September - Nanostructure of Sm-Co-Zr magnets
Sm-Co magnets have applications at high temperatures or in corrosive environments, like in motors or off-shore wind-turbines. Their special nanostructure makes them hard magnets. Atom probe tomography revealed Zr-rich platelets (green) and Sm-rich diamond-like cell walls (red). These structures affect the magnetic properties.
October - Encapsulating liquids in microvessels
A metallic push-to-pull microarchitecture, which contains nano-liters of liquid in its gauge section, created using micro-additive manufacturing. Upon compressing this structure at cryogenic temperature, the outer metal of the gauge section breaks, allowing us to view the encapsulated ice within. This method of encapsulating liquids can be used for temperature sensing, damage sensing, drug delivery, etc.

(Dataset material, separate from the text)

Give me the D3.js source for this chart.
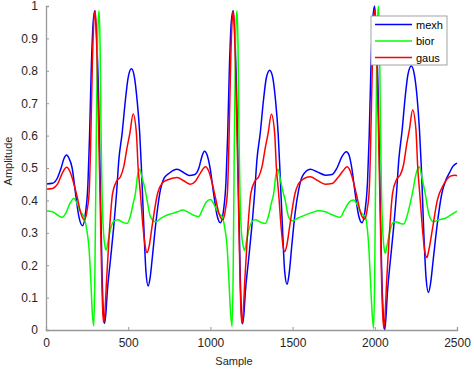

November - Core shell nanoparticle in 3D printed alloy
Electron microscopy image of a nanoparticle in the interior of a metal that has been printed using additive manufacturing. This nanoparticle contains a titanium oxide core surrounded by a hard titanium nitride shell. Such nanoparticles increase the strength of metals.
December - Acoustics of a propagating crack
Atomistic simulation of sound waves emitted by a propagating crack. The atoms are coloured according to their velocity. Correctly modelling crack dynamics is crucial to develop strategies for protecting critical parts of components from fracturing.